- **AIM**: Return, without pictures, the lines from the start of the data through the one that contains "11.0, 10.9, 10.8]".

- **INFORMATION SUPPLIED**:
····················
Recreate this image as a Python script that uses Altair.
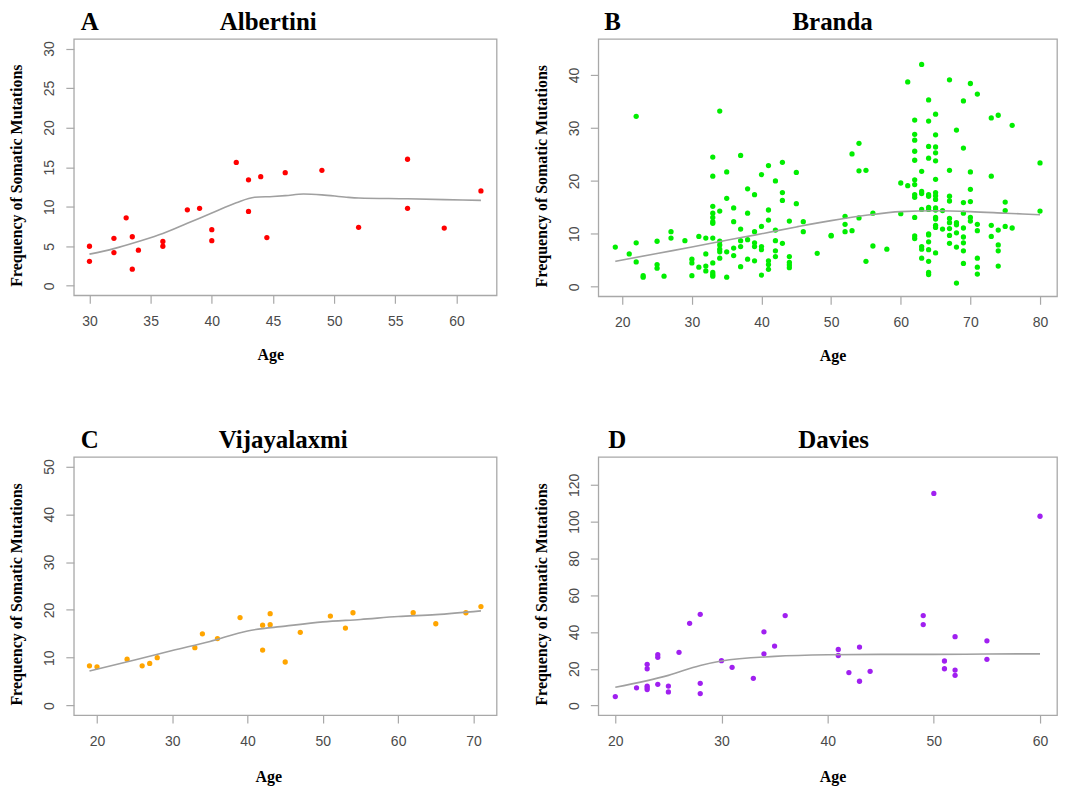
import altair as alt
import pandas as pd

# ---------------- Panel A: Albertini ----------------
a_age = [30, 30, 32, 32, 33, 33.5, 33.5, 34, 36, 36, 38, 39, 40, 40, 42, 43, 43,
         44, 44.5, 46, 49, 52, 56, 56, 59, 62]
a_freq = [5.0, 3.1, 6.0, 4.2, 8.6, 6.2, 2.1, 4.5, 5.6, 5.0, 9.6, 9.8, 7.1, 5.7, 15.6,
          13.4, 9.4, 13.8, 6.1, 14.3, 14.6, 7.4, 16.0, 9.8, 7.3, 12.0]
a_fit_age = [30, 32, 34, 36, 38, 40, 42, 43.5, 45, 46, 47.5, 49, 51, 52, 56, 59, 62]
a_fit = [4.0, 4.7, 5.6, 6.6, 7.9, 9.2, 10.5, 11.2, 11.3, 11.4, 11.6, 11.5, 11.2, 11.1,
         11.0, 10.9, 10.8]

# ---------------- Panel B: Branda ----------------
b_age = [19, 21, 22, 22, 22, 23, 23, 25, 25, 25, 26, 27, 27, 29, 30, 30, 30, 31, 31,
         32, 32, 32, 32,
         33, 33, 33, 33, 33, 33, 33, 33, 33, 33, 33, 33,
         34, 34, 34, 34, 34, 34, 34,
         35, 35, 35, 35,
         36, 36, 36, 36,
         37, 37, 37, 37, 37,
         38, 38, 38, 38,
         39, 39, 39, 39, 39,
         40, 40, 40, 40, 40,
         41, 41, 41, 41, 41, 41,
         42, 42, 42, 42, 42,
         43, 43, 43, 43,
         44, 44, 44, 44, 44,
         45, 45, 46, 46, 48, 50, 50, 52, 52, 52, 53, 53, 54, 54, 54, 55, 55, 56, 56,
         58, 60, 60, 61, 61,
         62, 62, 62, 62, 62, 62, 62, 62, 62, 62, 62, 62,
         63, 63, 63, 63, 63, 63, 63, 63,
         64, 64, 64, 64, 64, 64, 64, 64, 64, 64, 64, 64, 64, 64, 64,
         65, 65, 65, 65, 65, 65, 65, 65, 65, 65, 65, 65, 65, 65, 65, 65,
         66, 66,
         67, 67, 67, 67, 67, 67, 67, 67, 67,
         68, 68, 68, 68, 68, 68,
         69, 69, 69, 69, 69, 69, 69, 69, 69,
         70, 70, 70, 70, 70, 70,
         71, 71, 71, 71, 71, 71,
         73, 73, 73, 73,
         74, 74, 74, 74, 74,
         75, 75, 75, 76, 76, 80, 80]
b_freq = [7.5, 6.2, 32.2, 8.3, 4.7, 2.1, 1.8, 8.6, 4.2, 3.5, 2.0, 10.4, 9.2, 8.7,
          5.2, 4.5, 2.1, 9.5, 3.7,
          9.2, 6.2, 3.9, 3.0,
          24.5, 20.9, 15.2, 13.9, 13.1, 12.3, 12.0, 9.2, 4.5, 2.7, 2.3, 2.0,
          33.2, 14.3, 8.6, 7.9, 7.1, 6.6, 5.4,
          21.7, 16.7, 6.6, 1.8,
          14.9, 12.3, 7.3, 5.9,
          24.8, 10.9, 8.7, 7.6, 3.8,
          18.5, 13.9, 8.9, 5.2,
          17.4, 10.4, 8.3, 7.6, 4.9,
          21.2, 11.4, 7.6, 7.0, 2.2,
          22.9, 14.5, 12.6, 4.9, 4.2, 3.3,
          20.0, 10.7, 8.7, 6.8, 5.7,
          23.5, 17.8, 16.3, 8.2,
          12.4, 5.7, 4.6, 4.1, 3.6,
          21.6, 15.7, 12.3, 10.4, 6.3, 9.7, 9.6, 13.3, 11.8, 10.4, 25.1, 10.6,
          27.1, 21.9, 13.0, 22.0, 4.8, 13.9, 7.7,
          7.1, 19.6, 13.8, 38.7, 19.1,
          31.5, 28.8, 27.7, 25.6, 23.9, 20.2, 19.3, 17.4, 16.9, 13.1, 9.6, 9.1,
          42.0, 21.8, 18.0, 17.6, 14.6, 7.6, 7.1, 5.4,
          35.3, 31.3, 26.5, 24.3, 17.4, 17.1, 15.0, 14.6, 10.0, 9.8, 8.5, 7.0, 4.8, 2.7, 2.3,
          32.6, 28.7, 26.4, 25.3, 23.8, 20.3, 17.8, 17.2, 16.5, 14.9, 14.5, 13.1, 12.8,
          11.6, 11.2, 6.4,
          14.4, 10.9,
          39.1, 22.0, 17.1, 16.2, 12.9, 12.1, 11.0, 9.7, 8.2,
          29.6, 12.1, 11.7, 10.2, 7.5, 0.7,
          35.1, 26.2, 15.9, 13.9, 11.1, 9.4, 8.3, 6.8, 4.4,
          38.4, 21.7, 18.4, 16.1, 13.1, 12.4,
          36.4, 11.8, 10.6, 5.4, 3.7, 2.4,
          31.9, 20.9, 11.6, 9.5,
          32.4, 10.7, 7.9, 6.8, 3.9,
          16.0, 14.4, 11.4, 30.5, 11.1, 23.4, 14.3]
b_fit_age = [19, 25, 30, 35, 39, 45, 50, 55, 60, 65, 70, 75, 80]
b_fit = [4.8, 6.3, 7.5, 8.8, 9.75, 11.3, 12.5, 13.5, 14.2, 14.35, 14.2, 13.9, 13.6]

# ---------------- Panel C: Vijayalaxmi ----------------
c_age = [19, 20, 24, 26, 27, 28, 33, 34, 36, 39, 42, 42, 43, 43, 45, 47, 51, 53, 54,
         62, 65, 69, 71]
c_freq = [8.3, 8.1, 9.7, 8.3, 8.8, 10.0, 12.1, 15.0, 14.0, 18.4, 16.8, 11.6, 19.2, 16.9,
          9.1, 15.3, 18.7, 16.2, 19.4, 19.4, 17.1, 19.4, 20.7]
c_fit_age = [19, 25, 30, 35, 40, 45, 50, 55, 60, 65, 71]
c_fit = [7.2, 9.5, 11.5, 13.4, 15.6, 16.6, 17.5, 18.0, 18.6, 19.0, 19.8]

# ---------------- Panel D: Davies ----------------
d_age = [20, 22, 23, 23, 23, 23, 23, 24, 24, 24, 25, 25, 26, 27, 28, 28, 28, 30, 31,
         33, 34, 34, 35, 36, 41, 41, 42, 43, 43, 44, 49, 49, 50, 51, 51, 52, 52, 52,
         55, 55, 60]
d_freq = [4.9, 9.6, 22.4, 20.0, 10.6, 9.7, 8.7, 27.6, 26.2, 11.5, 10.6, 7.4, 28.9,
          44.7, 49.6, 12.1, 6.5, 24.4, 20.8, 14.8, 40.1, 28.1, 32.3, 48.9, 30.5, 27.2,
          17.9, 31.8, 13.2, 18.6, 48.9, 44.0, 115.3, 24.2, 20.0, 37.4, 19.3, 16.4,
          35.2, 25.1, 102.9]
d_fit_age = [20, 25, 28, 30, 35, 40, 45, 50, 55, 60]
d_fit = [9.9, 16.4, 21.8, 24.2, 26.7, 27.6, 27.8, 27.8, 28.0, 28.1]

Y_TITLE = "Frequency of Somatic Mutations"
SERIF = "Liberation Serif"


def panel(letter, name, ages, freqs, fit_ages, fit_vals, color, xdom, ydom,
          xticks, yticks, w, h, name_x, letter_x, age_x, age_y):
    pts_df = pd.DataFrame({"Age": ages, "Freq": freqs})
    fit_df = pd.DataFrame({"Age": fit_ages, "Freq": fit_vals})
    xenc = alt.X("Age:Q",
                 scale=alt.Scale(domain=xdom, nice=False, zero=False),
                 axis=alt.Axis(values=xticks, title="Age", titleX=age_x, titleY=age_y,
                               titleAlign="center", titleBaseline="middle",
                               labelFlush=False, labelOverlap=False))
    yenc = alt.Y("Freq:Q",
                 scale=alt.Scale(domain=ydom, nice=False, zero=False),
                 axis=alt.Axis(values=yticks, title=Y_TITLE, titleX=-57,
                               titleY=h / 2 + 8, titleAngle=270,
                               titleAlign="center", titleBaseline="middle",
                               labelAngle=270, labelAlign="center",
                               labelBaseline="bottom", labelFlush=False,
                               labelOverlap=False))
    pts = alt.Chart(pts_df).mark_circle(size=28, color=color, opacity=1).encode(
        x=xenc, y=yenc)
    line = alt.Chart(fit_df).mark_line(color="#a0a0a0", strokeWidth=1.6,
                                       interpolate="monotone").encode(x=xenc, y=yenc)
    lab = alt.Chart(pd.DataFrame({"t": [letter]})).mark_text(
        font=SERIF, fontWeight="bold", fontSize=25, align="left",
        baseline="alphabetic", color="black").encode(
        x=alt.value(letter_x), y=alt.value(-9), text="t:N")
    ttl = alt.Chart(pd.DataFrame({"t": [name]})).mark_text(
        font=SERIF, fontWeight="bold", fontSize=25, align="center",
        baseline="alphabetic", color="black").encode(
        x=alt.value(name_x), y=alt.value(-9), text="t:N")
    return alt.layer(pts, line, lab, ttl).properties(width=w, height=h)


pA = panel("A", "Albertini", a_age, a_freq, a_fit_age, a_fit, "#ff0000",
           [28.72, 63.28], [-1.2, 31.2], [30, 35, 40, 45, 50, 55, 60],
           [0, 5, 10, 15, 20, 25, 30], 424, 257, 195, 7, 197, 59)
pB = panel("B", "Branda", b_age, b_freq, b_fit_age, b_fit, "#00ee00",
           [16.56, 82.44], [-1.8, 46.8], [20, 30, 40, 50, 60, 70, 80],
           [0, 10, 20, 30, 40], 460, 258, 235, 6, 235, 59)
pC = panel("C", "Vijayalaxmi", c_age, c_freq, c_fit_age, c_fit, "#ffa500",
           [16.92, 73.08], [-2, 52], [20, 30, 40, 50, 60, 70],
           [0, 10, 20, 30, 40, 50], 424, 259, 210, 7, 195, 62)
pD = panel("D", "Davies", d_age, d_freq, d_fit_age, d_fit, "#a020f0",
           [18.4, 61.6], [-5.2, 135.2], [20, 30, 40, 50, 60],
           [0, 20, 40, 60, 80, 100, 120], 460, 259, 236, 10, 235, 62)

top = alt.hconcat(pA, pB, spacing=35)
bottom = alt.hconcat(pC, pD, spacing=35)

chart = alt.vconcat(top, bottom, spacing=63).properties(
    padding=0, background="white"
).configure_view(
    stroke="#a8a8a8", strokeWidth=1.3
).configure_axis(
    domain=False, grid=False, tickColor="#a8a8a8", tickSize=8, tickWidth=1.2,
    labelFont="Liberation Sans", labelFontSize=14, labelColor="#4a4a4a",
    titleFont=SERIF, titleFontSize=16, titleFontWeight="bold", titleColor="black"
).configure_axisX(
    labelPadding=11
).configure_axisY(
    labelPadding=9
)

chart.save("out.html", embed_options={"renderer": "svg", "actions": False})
····················
- **CORRECT RESULT**:
Recreate this image as a Python script that uses Altair.
import altair as alt
import pandas as pd

# ---------------- Panel A: Albertini ----------------
a_age = [30, 30, 32, 32, 33, 33.5, 33.5, 34, 36, 36, 38, 39, 40, 40, 42, 43, 43,
         44, 44.5, 46, 49, 52, 56, 56, 59, 62]
a_freq = [5.0, 3.1, 6.0, 4.2, 8.6, 6.2, 2.1, 4.5, 5.6, 5.0, 9.6, 9.8, 7.1, 5.7, 15.6,
          13.4, 9.4, 13.8, 6.1, 14.3, 14.6, 7.4, 16.0, 9.8, 7.3, 12.0]
a_fit_age = [30, 32, 34, 36, 38, 40, 42, 43.5, 45, 46, 47.5, 49, 51, 52, 56, 59, 62]
a_fit = [4.0, 4.7, 5.6, 6.6, 7.9, 9.2, 10.5, 11.2, 11.3, 11.4, 11.6, 11.5, 11.2, 11.1,
         11.0, 10.9, 10.8]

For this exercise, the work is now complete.